## Begin

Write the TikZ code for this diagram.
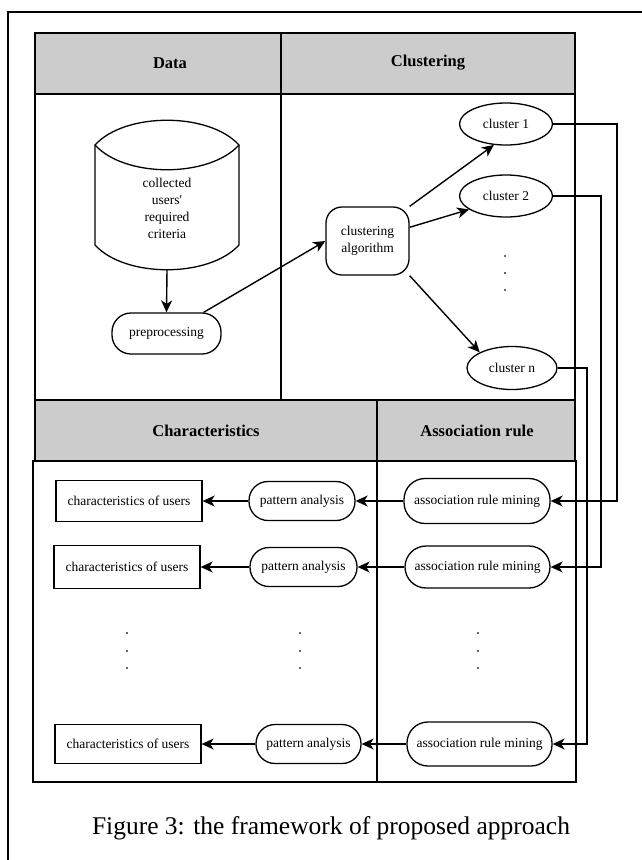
\documentclass[tikz,border=0pt]{standalone}
\usepackage{fontspec}
\setmainfont{Liberation Serif}
\usetikzlibrary{shapes.geometric,arrows.meta}
\begin{document}
\begin{tikzpicture}[x=1pt,y=-1pt,
  thick line/.style={line width=1.8pt},
  hdr/.style={fill=black!20,draw=black,line width=1.8pt},
  hdrtext/.style={font=\fontsize{16.5}{18}\selectfont\bfseries},
  ntext/.style={font=\fontsize{13.5}{17}\selectfont},
  pill/.style={draw,line width=1.3pt,rounded corners=19pt,inner sep=0pt,align=center,ntext},
  rbox/.style={draw,line width=1.3pt,inner sep=0pt,align=center,ntext},
  ell/.style={draw,ellipse,line width=1.3pt,inner sep=0pt,ntext},
  arr/.style={line width=1.4pt,-{Stealth[length=12pt,width=11pt,inset=3.5pt]}},
  conn/.style={line width=1.4pt,-{Stealth[length=12pt,width=11pt,inset=3.5pt]}},
  dotmark/.style={circle,fill=black!80,inner sep=0pt,minimum size=2.2pt}
]
\useasboundingbox (0,0) rectangle (642,860);
% outer frame
\draw[line width=1.5pt] (8,870) -- (8,12) -- (650,12);
% top table
\draw[hdr] (35,33) rectangle (281,94);
\draw[hdr] (281,33) rectangle (575,94);
\draw[thick line] (35,94) rectangle (575,400);
\draw[thick line] (281,94) -- (281,400);
\node[hdrtext] (hData) at (170,63) {Data};
\node[hdrtext] (hClu) at (428,63) {Clustering};
% bottom table
\draw[hdr] (35,400) rectangle (377,461);
\draw[hdr] (377,400) rectangle (575,461);
\draw[thick line] (33,461) rectangle (576,782);
\draw[thick line] (377,461) -- (377,782);
\node[hdrtext] (hCha) at (206,431) {Characteristics};
\node[hdrtext] (hAss) at (477,431) {Association rule};

% cylinder (stored data)
\draw[line width=1.3pt] (95,145) .. controls (125,112) and (209,112) .. (239,145)
  .. controls (209,178) and (125,178) .. (95,145) -- cycle;
\draw[line width=1.3pt] (95,145) -- (95,245) .. controls (125,278) and (209,278) .. (239,245) -- (239,145);
\node[ntext,align=center,inner sep=0pt] (cyl) at (167,208) {collected\\users\textquotesingle\\required\\criteria};
\coordinate (cylb) at (167,270);

% preprocessing
\node[pill,minimum width=109pt,minimum height=41pt] (pre) at (166.5,333.5) {preprocessing};
% clustering algorithm
\node[rbox,rounded corners=16pt,minimum width=83pt,minimum height=68pt] (alg) at (367.5,241) {clustering\\algorithm};
% clusters
\node[ell,minimum width=93pt,minimum height=42pt] (cl1) at (506,124) {cluster 1};
\node[ell,minimum width=93pt,minimum height=42pt] (cl2) at (506,196) {cluster 2};
\node[ell,minimum width=90pt,minimum height=43pt] (cln) at (512,368) {cluster n};
\node[dotmark] (td1) at (505,256) {};
\node[dotmark] (td2) at (505,273) {};
\node[dotmark] (td3) at (505,290) {};

% arrows top
\draw[arr] (cylb) -- (pre.north);
\draw[arr] ([xshift=-18pt]pre.north east) -- (alg.west);
\draw[arr] (alg.north east) -- (cl1.240);
\draw[arr] (alg.18) -- (cl2.200);
\draw[arr] (alg.south east) -- (cln.north west);

% bottom rows
\node[rbox,minimum width=146pt,minimum height=41pt] (ch1) at (129,501) {characteristics of users};
\node[rbox,minimum width=146pt,minimum height=43pt] (ch2) at (127,567) {characteristics of users};
\node[rbox,minimum width=146pt,minimum height=39pt] (ch3) at (128,744) {characteristics of users};
\node[pill,minimum width=106pt,minimum height=39pt] (pa1) at (302,501) {pattern analysis};
\node[pill,minimum width=107pt,minimum height=39pt] (pa2) at (303.5,567) {pattern analysis};
\node[pill,minimum width=105pt,minimum height=39pt] (pa3) at (308.5,744) {pattern analysis};
\node[pill,rounded corners=21pt,minimum width=146pt,minimum height=45pt] (amr1) at (477,501) {association rule mining};
\node[pill,rounded corners=21pt,minimum width=145pt,minimum height=42pt] (amr2) at (477.5,567) {association rule mining};
\node[pill,rounded corners=21pt,minimum width=145pt,minimum height=44pt] (amr3) at (479.5,744) {association rule mining};

\foreach \x/\n in {127/bda,300/bdb,478/bdc}{
  \node[dotmark] (\n1) at (\x,633) {};
  \node[dotmark] (\n2) at (\x,651) {};
  \node[dotmark] (\n3) at (\x,668) {};
}

\draw[arr] (amr1.west) -- (pa1.east);
\draw[arr] (pa1.west) -- (ch1.east);
\draw[arr] (amr2.west) -- (pa2.east);
\draw[arr] (pa2.west) -- (ch2.east);
\draw[arr] (amr3.west) -- (pa3.east);
\draw[arr] (pa3.west) -- (ch3.east);

% connectors on the right
\coordinate (r1) at (617,0);
\coordinate (r2) at (601,0);
\coordinate (r3) at (587,0);
\draw[conn] (cl1.east) -- (cl1.east -| r1) -- (amr1.east -| r1) -- (amr1.east);
\draw[conn] (cl2.east) -- (cl2.east -| r2) -- (amr2.east -| r2) -- (amr2.east);
\draw[conn] (cln.east) -- (cln.east -| r3) -- (amr3.east -| r3) -- (amr3.east);

% caption
\node[font=\fontsize{25.5}{30}\selectfont] (cap) at (331,828) {Figure 3: the framework of proposed approach};
\end{tikzpicture}
\end{document}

## End

Except for the pictures, print the data above exactly.

RESPONSE BELOW >>
Write the TikZ code for this diagram.
\documentclass[tikz,border=0pt]{standalone}
\usepackage{fontspec}
\setmainfont{Liberation Serif}
\usetikzlibrary{shapes.geometric,arrows.meta}
\begin{document}
\begin{tikzpicture}[x=1pt,y=-1pt,
  thick line/.style={line width=1.8pt},
  hdr/.style={fill=black!20,draw=black,line width=1.8pt},
  hdrtext/.style={font=\fontsize{16.5}{18}\selectfont\bfseries},
  ntext/.style={font=\fontsize{13.5}{17}\selectfont},
  pill/.style={draw,line width=1.3pt,rounded corners=19pt,inner sep=0pt,align=center,ntext},
  rbox/.style={draw,line width=1.3pt,inner sep=0pt,align=center,ntext},
  ell/.style={draw,ellipse,line width=1.3pt,inner sep=0pt,ntext},
  arr/.style={line width=1.4pt,-{Stealth[length=12pt,width=11pt,inset=3.5pt]}},
  conn/.style={line width=1.4pt,-{Stealth[length=12pt,width=11pt,inset=3.5pt]}},
  dotmark/.style={circle,fill=black!80,inner sep=0pt,minimum size=2.2pt}
]
\useasboundingbox (0,0) rectangle (642,860);
% outer frame
\draw[line width=1.5pt] (8,870) -- (8,12) -- (650,12);
% top table
\draw[hdr] (35,33) rectangle (281,94);
\draw[hdr] (281,33) rectangle (575,94);
\draw[thick line] (35,94) rectangle (575,400);
\draw[thick line] (281,94) -- (281,400);
\node[hdrtext] (hData) at (170,63) {Data};
\node[hdrtext] (hClu) at (428,63) {Clustering};
% bottom table
\draw[hdr] (35,400) rectangle (377,461);
\draw[hdr] (377,400) rectangle (575,461);
\draw[thick line] (33,461) rectangle (576,782);
\draw[thick line] (377,461) -- (377,782);
\node[hdrtext] (hCha) at (206,431) {Characteristics};
\node[hdrtext] (hAss) at (477,431) {Association rule};

% cylinder (stored data)
\draw[line width=1.3pt] (95,145) .. controls (125,112) and (209,112) .. (239,145)
  .. controls (209,178) and (125,178) .. (95,145) -- cycle;
\draw[line width=1.3pt] (95,145) -- (95,245) .. controls (125,278) and (209,278) .. (239,245) -- (239,145);
\node[ntext,align=center,inner sep=0pt] (cyl) at (167,208) {collected\\users\textquotesingle\\required\\criteria};
\coordinate (cylb) at (167,270);

% preprocessing
\node[pill,minimum width=109pt,minimum height=41pt] (pre) at (166.5,333.5) {preprocessing};
% clustering algorithm
\node[rbox,rounded corners=16pt,minimum width=83pt,minimum height=68pt] (alg) at (367.5,241) {clustering\\algorithm};
% clusters
\node[ell,minimum width=93pt,minimum height=42pt] (cl1) at (506,124) {cluster 1};
\node[ell,minimum width=93pt,minimum height=42pt] (cl2) at (506,196) {cluster 2};
\node[ell,minimum width=90pt,minimum height=43pt] (cln) at (512,368) {cluster n};
\node[dotmark] (td1) at (505,256) {};
\node[dotmark] (td2) at (505,273) {};
\node[dotmark] (td3) at (505,290) {};

% arrows top
\draw[arr] (cylb) -- (pre.north);
\draw[arr] ([xshift=-18pt]pre.north east) -- (alg.west);
\draw[arr] (alg.north east) -- (cl1.240);
\draw[arr] (alg.18) -- (cl2.200);
\draw[arr] (alg.south east) -- (cln.north west);

% bottom rows
\node[rbox,minimum width=146pt,minimum height=41pt] (ch1) at (129,501) {characteristics of users};
\node[rbox,minimum width=146pt,minimum height=43pt] (ch2) at (127,567) {characteristics of users};
\node[rbox,minimum width=146pt,minimum height=39pt] (ch3) at (128,744) {characteristics of users};
\node[pill,minimum width=106pt,minimum height=39pt] (pa1) at (302,501) {pattern analysis};
\node[pill,minimum width=107pt,minimum height=39pt] (pa2) at (303.5,567) {pattern analysis};
\node[pill,minimum width=105pt,minimum height=39pt] (pa3) at (308.5,744) {pattern analysis};
\node[pill,rounded corners=21pt,minimum width=146pt,minimum height=45pt] (amr1) at (477,501) {association rule mining};
\node[pill,rounded corners=21pt,minimum width=145pt,minimum height=42pt] (amr2) at (477.5,567) {association rule mining};
\node[pill,rounded corners=21pt,minimum width=145pt,minimum height=44pt] (amr3) at (479.5,744) {association rule mining};

\foreach \x/\n in {127/bda,300/bdb,478/bdc}{
  \node[dotmark] (\n1) at (\x,633) {};
  \node[dotmark] (\n2) at (\x,651) {};
  \node[dotmark] (\n3) at (\x,668) {};
}

\draw[arr] (amr1.west) -- (pa1.east);
\draw[arr] (pa1.west) -- (ch1.east);
\draw[arr] (amr2.west) -- (pa2.east);
\draw[arr] (pa2.west) -- (ch2.east);
\draw[arr] (amr3.west) -- (pa3.east);
\draw[arr] (pa3.west) -- (ch3.east);

% connectors on the right
\coordinate (r1) at (617,0);
\coordinate (r2) at (601,0);
\coordinate (r3) at (587,0);
\draw[conn] (cl1.east) -- (cl1.east -| r1) -- (amr1.east -| r1) -- (amr1.east);
\draw[conn] (cl2.east) -- (cl2.east -| r2) -- (amr2.east -| r2) -- (amr2.east);
\draw[conn] (cln.east) -- (cln.east -| r3) -- (amr3.east -| r3) -- (amr3.east);

% caption
\node[font=\fontsize{25.5}{30}\selectfont] (cap) at (331,828) {Figure 3: the framework of proposed approach};
\end{tikzpicture}
\end{document}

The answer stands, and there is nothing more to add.